- WHAT IS NEEDED: Reproduce the data below in full and exclude every picture.

- GIVEN MATERIAL:
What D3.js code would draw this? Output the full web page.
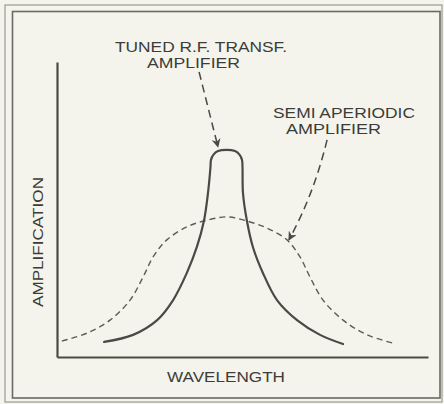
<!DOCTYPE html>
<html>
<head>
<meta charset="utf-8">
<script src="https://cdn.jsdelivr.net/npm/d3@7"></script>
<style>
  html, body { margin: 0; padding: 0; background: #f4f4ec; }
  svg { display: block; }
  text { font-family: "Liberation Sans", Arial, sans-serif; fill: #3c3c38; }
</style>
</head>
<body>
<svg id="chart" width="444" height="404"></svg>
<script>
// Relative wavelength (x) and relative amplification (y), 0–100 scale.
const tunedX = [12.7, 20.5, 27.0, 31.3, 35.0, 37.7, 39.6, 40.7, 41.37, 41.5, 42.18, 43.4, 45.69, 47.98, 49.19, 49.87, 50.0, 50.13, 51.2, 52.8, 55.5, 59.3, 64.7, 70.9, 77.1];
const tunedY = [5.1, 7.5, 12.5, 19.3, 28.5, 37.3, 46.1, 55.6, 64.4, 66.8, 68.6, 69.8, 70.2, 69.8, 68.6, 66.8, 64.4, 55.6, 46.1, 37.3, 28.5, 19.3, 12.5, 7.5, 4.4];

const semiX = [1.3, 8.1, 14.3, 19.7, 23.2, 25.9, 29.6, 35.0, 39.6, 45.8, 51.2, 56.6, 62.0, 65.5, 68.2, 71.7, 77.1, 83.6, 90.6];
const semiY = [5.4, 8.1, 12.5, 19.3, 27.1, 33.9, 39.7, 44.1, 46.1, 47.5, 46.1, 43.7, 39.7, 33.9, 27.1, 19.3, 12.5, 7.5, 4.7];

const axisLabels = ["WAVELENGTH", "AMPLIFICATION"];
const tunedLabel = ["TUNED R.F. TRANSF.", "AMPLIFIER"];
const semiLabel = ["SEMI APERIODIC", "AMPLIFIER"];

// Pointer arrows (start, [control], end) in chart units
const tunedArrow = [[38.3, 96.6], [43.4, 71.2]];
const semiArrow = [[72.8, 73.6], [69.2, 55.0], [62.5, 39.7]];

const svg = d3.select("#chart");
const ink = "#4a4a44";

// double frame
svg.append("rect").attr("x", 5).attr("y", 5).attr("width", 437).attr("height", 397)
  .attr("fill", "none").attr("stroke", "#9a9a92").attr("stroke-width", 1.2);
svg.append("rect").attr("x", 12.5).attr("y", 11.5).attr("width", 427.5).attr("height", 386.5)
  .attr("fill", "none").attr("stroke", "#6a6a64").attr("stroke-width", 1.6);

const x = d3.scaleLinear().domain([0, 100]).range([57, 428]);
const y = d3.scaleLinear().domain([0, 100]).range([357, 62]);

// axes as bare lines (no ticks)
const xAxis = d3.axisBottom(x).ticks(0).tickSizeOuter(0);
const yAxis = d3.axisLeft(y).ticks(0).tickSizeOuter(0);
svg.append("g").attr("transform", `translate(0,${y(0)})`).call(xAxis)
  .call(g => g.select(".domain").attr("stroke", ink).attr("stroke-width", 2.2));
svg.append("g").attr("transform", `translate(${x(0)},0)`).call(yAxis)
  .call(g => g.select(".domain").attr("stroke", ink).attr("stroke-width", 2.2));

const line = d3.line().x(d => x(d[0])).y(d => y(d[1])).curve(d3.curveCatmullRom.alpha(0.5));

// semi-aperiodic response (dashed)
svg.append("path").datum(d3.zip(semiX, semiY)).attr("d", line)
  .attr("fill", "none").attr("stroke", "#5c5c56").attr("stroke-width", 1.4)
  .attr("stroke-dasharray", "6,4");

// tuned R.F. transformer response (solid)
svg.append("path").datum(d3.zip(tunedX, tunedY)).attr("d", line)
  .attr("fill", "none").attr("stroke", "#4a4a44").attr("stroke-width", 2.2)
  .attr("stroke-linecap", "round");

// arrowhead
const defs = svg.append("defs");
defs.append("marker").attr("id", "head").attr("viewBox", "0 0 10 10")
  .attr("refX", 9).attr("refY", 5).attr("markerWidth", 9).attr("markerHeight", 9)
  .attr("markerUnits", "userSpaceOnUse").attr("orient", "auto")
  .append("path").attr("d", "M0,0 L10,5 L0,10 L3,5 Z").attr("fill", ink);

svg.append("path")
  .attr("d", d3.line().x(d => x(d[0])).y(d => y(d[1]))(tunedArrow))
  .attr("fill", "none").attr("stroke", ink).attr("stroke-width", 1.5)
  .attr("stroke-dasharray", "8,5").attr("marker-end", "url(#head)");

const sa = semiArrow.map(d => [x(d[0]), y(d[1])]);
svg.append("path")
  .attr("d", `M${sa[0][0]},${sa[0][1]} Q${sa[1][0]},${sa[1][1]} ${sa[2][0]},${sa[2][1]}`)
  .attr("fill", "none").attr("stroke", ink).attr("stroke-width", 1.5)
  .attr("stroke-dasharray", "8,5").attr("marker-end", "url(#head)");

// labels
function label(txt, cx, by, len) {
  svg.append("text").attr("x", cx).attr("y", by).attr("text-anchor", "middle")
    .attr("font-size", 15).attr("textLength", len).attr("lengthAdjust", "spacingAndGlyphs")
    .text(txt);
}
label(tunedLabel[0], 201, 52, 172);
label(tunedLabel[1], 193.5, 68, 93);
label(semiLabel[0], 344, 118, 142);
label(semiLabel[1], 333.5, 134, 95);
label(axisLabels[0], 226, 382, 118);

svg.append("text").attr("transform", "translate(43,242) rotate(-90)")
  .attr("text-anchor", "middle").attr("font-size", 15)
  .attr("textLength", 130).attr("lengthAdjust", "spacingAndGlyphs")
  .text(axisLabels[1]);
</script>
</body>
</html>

- RIGHT ANSWER:
What D3.js code would draw this? Output the full web page.
<!DOCTYPE html>
<html>
<head>
<meta charset="utf-8">
<script src="https://cdn.jsdelivr.net/npm/d3@7"></script>
<style>
  html, body { margin: 0; padding: 0; background: #f4f4ec; }
  svg { display: block; }
  text { font-family: "Liberation Sans", Arial, sans-serif; fill: #3c3c38; }
</style>
</head>
<body>
<svg id="chart" width="444" height="404"></svg>
<script>
// Relative wavelength (x) and relative amplification (y), 0–100 scale.
const tunedX = [12.7, 20.5, 27.0, 31.3, 35.0, 37.7, 39.6, 40.7, 41.37, 41.5, 42.18, 43.4, 45.69, 47.98, 49.19, 49.87, 50.0, 50.13, 51.2, 52.8, 55.5, 59.3, 64.7, 70.9, 77.1];
const tunedY = [5.1, 7.5, 12.5, 19.3, 28.5, 37.3, 46.1, 55.6, 64.4, 66.8, 68.6, 69.8, 70.2, 69.8, 68.6, 66.8, 64.4, 55.6, 46.1, 37.3, 28.5, 19.3, 12.5, 7.5, 4.4];

const semiX = [1.3, 8.1, 14.3, 19.7, 23.2, 25.9, 29.6, 35.0, 39.6, 45.8, 51.2, 56.6, 62.0, 65.5, 68.2, 71.7, 77.1, 83.6, 90.6];
const semiY = [5.4, 8.1, 12.5, 19.3, 27.1, 33.9, 39.7, 44.1, 46.1, 47.5, 46.1, 43.7, 39.7, 33.9, 27.1, 19.3, 12.5, 7.5, 4.7];

const axisLabels = ["WAVELENGTH", "AMPLIFICATION"];
const tunedLabel = ["TUNED R.F. TRANSF.", "AMPLIFIER"];
const semiLabel = ["SEMI APERIODIC", "AMPLIFIER"];

// Pointer arrows (start, [control], end) in chart units
const tunedArrow = [[38.3, 96.6], [43.4, 71.2]];
const semiArrow = [[72.8, 73.6], [69.2, 55.0], [62.5, 39.7]];

const svg = d3.select("#chart");
const ink = "#4a4a44";

// double frame
svg.append("rect").attr("x", 5).attr("y", 5).attr("width", 437).attr("height", 397)
  .attr("fill", "none").attr("stroke", "#9a9a92").attr("stroke-width", 1.2);
svg.append("rect").attr("x", 12.5).attr("y", 11.5).attr("width", 427.5).attr("height", 386.5)
  .attr("fill", "none").attr("stroke", "#6a6a64").attr("stroke-width", 1.6);

const x = d3.scaleLinear().domain([0, 100]).range([57, 428]);
const y = d3.scaleLinear().domain([0, 100]).range([357, 62]);

// axes as bare lines (no ticks)
const xAxis = d3.axisBottom(x).ticks(0).tickSizeOuter(0);
const yAxis = d3.axisLeft(y).ticks(0).tickSizeOuter(0);
svg.append("g").attr("transform", `translate(0,${y(0)})`).call(xAxis)
  .call(g => g.select(".domain").attr("stroke", ink).attr("stroke-width", 2.2));
svg.append("g").attr("transform", `translate(${x(0)},0)`).call(yAxis)
  .call(g => g.select(".domain").attr("stroke", ink).attr("stroke-width", 2.2));

const line = d3.line().x(d => x(d[0])).y(d => y(d[1])).curve(d3.curveCatmullRom.alpha(0.5));

// semi-aperiodic response (dashed)
svg.append("path").datum(d3.zip(semiX, semiY)).attr("d", line)
  .attr("fill", "none").attr("stroke", "#5c5c56").attr("stroke-width", 1.4)
  .attr("stroke-dasharray", "6,4");

// tuned R.F. transformer response (solid)
svg.append("path").datum(d3.zip(tunedX, tunedY)).attr("d", line)
  .attr("fill", "none").attr("stroke", "#4a4a44").attr("stroke-width", 2.2)
  .attr("stroke-linecap", "round");

// arrowhead
const defs = svg.append("defs");
defs.append("marker").attr("id", "head").attr("viewBox", "0 0 10 10")
  .attr("refX", 9).attr("refY", 5).attr("markerWidth", 9).attr("markerHeight", 9)
  .attr("markerUnits", "userSpaceOnUse").attr("orient", "auto")
  .append("path").attr("d", "M0,0 L10,5 L0,10 L3,5 Z").attr("fill", ink);

svg.append("path")
  .attr("d", d3.line().x(d => x(d[0])).y(d => y(d[1]))(tunedArrow))
  .attr("fill", "none").attr("stroke", ink).attr("stroke-width", 1.5)
  .attr("stroke-dasharray", "8,5").attr("marker-end", "url(#head)");

const sa = semiArrow.map(d => [x(d[0]), y(d[1])]);
svg.append("path")
  .attr("d", `M${sa[0][0]},${sa[0][1]} Q${sa[1][0]},${sa[1][1]} ${sa[2][0]},${sa[2][1]}`)
  .attr("fill", "none").attr("stroke", ink).attr("stroke-width", 1.5)
  .attr("stroke-dasharray", "8,5").attr("marker-end", "url(#head)");

// labels
function label(txt, cx, by, len) {
  svg.append("text").attr("x", cx).attr("y", by).attr("text-anchor", "middle")
    .attr("font-size", 15).attr("textLength", len).attr("lengthAdjust", "spacingAndGlyphs")
    .text(txt);
}
label(tunedLabel[0], 201, 52, 172);
label(tunedLabel[1], 193.5, 68, 93);
label(semiLabel[0], 344, 118, 142);
label(semiLabel[1], 333.5, 134, 95);
label(axisLabels[0], 226, 382, 118);

svg.append("text").attr("transform", "translate(43,242) rotate(-90)")
  .attr("text-anchor", "middle").attr("font-size", 15)
  .attr("textLength", 130).attr("lengthAdjust", "spacingAndGlyphs")
  .text(axisLabels[1]);
</script>
</body>
</html>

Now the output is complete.